**Task details:**
Copy out the listing that follows, exactly, without its pictures.
Begin
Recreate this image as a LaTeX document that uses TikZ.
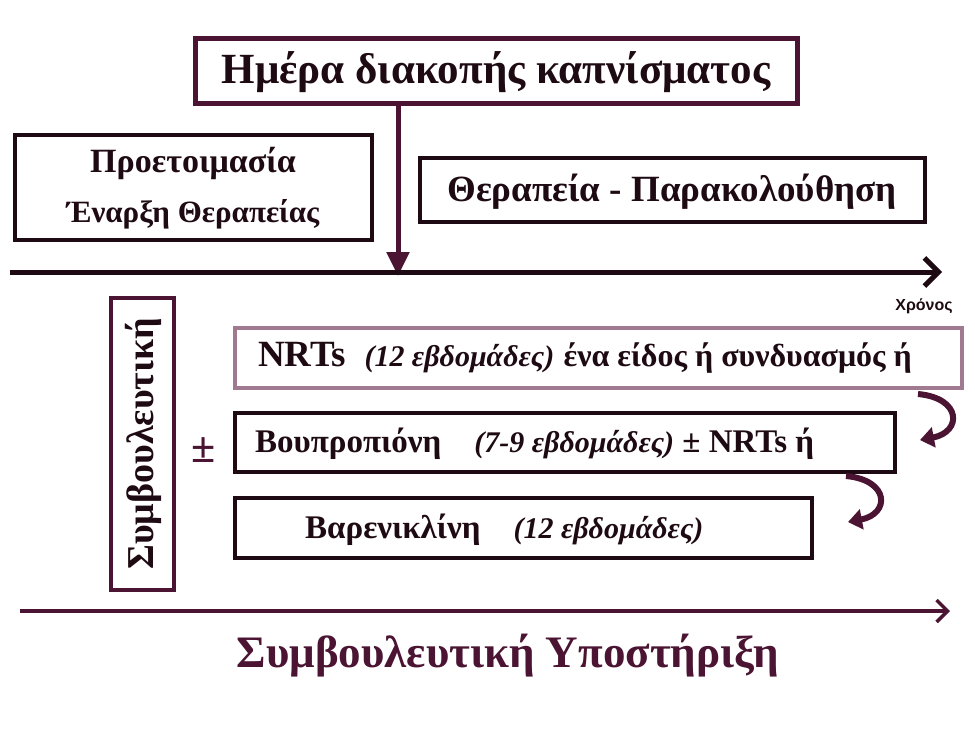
\documentclass[tikz,border=0pt]{standalone}
\usepackage{fontspec}
\setmainfont{Liberation Serif}
\newfontfamily\axisfont{Liberation Sans}
\usetikzlibrary{arrows.meta}
\definecolor{maroon}{HTML}{4A1432}
\definecolor{mauve}{HTML}{A07A90}
\definecolor{dark}{HTML}{1E0A12}
\newcommand\myit{\bfseries\itshape\fontsize{30}{34}\selectfont}
\tikzset{
  bx/.style={draw=dark,line width=3.5pt,fill=white},
  txt/.style={font=\bfseries\fontsize{34}{38}\selectfont,text=dark},
}
\begin{document}
\begin{tikzpicture}[x=1pt,y=-1pt]
\useasboundingbox (0,0) rectangle (975,732);
% top box
\draw[draw=maroon,line width=5pt,fill=white] (195,38) rectangle (797,103);
\node[txt,font=\bfseries\fontsize{43}{46}\selectfont] (top) at (496,72) {Ημέρα διακοπής καπνίσματος};
\coordinate (tb) at (398,105);
\coordinate (te) at (398,276);
\draw[maroon,line width=5pt,-{Triangle[length=24pt,width=22pt]}] (tb) -- (te);
% left box
\draw[bx] (15,135) rectangle (372,240);
\node[txt] (prep) at (193,163) {Προετοιμασία};
\node[txt,font=\bfseries\fontsize{31}{34}\selectfont] (start) at (193,214) {Έναρξη Θεραπείας};
% right box
\draw[bx] (420,158) rectangle (925,222);
\node[txt,font=\bfseries\fontsize{37}{40}\selectfont] (ther) at (672,192) {Θεραπεία - Παρακολούθηση};
% time axis
\coordinate (a0) at (10,272);
\coordinate (a1) at (942,272);
\draw[dark,line width=5pt,-{Straight Barb[length=14pt,width=28pt,line width=5pt]}] (a0) -- (a1);
\node[font=\axisfont\bfseries\fontsize{16}{18}\selectfont,text=dark] (chr) at (924,306) {Χρόνος};
% vertical box
\draw[draw=maroon,line width=4.5pt,fill=white] (111,298) rectangle (174,590);
\node[txt,font=\bfseries\fontsize{38}{40}\selectfont,rotate=90] (symv) at (143,444) {Συμβουλευτική};
\node[font=\bfseries\fontsize{44}{46}\selectfont,text=maroon] (pm) at (204,450) {\textbf{±}};
% drug boxes
\draw[draw=mauve,line width=4pt,fill=white] (235,328) rectangle (962,388);
\node[anchor=west,inner sep=0,text=dark] (nrt) at (258,358) {\fontsize{37}{40}\selectfont\bfseries NRTs\ \ {\myit (12 εβδομάδες)} {\fontsize{32}{34}\selectfont ένα είδος ή συνδυασμός ή}};
\draw[bx] (235,413) rectangle (895,472);
\node[anchor=west,inner sep=0,text=dark] (bup) at (255,444) {\fontsize{33}{36}\selectfont\bfseries Βουπροπιόνη\quad {\myit (7-9 εβδομάδες)} ± NRTs ή};
\draw[bx] (235,498) rectangle (812,558);
\node[anchor=west,inner sep=0,text=dark] (var) at (305,530) {\fontsize{33}{36}\selectfont\bfseries Βαρενικλίνη\quad {\myit (12 εβδομάδες)}};
% curved arrows
\coordinate (c1s) at (918,394);
\coordinate (c1e) at (920,440);
\draw[maroon,line width=6pt,-{Triangle[length=14pt,width=20pt]}] (c1s) .. controls (962,398) and (962,432) .. (c1e);
\coordinate (c2s) at (846,476);
\coordinate (c2e) at (848,522);
\draw[maroon,line width=6pt,-{Triangle[length=14pt,width=20pt]}] (c2s) .. controls (890,480) and (890,514) .. (c2e);
% bottom arrow
\coordinate (b0) at (20,611);
\coordinate (b1) at (950,611);
\draw[maroon,line width=3.5pt,-{Straight Barb[length=11pt,width=22pt,line width=3.5pt]}] (b0) -- (b1);
\node[font=\bfseries\fontsize{45}{48}\selectfont,text=maroon] (supp) at (508,656) {Συμβουλευτική Υποστήριξη};
\end{tikzpicture}
\end{document}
End
**Output below:**
Recreate this image as a LaTeX document that uses TikZ.
\documentclass[tikz,border=0pt]{standalone}
\usepackage{fontspec}
\setmainfont{Liberation Serif}
\newfontfamily\axisfont{Liberation Sans}
\usetikzlibrary{arrows.meta}
\definecolor{maroon}{HTML}{4A1432}
\definecolor{mauve}{HTML}{A07A90}
\definecolor{dark}{HTML}{1E0A12}
\newcommand\myit{\bfseries\itshape\fontsize{30}{34}\selectfont}
\tikzset{
  bx/.style={draw=dark,line width=3.5pt,fill=white},
  txt/.style={font=\bfseries\fontsize{34}{38}\selectfont,text=dark},
}
\begin{document}
\begin{tikzpicture}[x=1pt,y=-1pt]
\useasboundingbox (0,0) rectangle (975,732);
% top box
\draw[draw=maroon,line width=5pt,fill=white] (195,38) rectangle (797,103);
\node[txt,font=\bfseries\fontsize{43}{46}\selectfont] (top) at (496,72) {Ημέρα διακοπής καπνίσματος};
\coordinate (tb) at (398,105);
\coordinate (te) at (398,276);
\draw[maroon,line width=5pt,-{Triangle[length=24pt,width=22pt]}] (tb) -- (te);
% left box
\draw[bx] (15,135) rectangle (372,240);
\node[txt] (prep) at (193,163) {Προετοιμασία};
\node[txt,font=\bfseries\fontsize{31}{34}\selectfont] (start) at (193,214) {Έναρξη Θεραπείας};
% right box
\draw[bx] (420,158) rectangle (925,222);
\node[txt,font=\bfseries\fontsize{37}{40}\selectfont] (ther) at (672,192) {Θεραπεία - Παρακολούθηση};
% time axis
\coordinate (a0) at (10,272);
\coordinate (a1) at (942,272);
\draw[dark,line width=5pt,-{Straight Barb[length=14pt,width=28pt,line width=5pt]}] (a0) -- (a1);
\node[font=\axisfont\bfseries\fontsize{16}{18}\selectfont,text=dark] (chr) at (924,306) {Χρόνος};
% vertical box
\draw[draw=maroon,line width=4.5pt,fill=white] (111,298) rectangle (174,590);
\node[txt,font=\bfseries\fontsize{38}{40}\selectfont,rotate=90] (symv) at (143,444) {Συμβουλευτική};
\node[font=\bfseries\fontsize{44}{46}\selectfont,text=maroon] (pm) at (204,450) {\textbf{±}};
% drug boxes
\draw[draw=mauve,line width=4pt,fill=white] (235,328) rectangle (962,388);
\node[anchor=west,inner sep=0,text=dark] (nrt) at (258,358) {\fontsize{37}{40}\selectfont\bfseries NRTs\ \ {\myit (12 εβδομάδες)} {\fontsize{32}{34}\selectfont ένα είδος ή συνδυασμός ή}};
\draw[bx] (235,413) rectangle (895,472);
\node[anchor=west,inner sep=0,text=dark] (bup) at (255,444) {\fontsize{33}{36}\selectfont\bfseries Βουπροπιόνη\quad {\myit (7-9 εβδομάδες)} ± NRTs ή};
\draw[bx] (235,498) rectangle (812,558);
\node[anchor=west,inner sep=0,text=dark] (var) at (305,530) {\fontsize{33}{36}\selectfont\bfseries Βαρενικλίνη\quad {\myit (12 εβδομάδες)}};
% curved arrows
\coordinate (c1s) at (918,394);
\coordinate (c1e) at (920,440);
\draw[maroon,line width=6pt,-{Triangle[length=14pt,width=20pt]}] (c1s) .. controls (962,398) and (962,432) .. (c1e);
\coordinate (c2s) at (846,476);
\coordinate (c2e) at (848,522);
\draw[maroon,line width=6pt,-{Triangle[length=14pt,width=20pt]}] (c2s) .. controls (890,480) and (890,514) .. (c2e);
% bottom arrow
\coordinate (b0) at (20,611);
\coordinate (b1) at (950,611);
\draw[maroon,line width=3.5pt,-{Straight Barb[length=11pt,width=22pt,line width=3.5pt]}] (b0) -- (b1);
\node[font=\bfseries\fontsize{45}{48}\selectfont,text=maroon] (supp) at (508,656) {Συμβουλευτική Υποστήριξη};
\end{tikzpicture}
\end{document}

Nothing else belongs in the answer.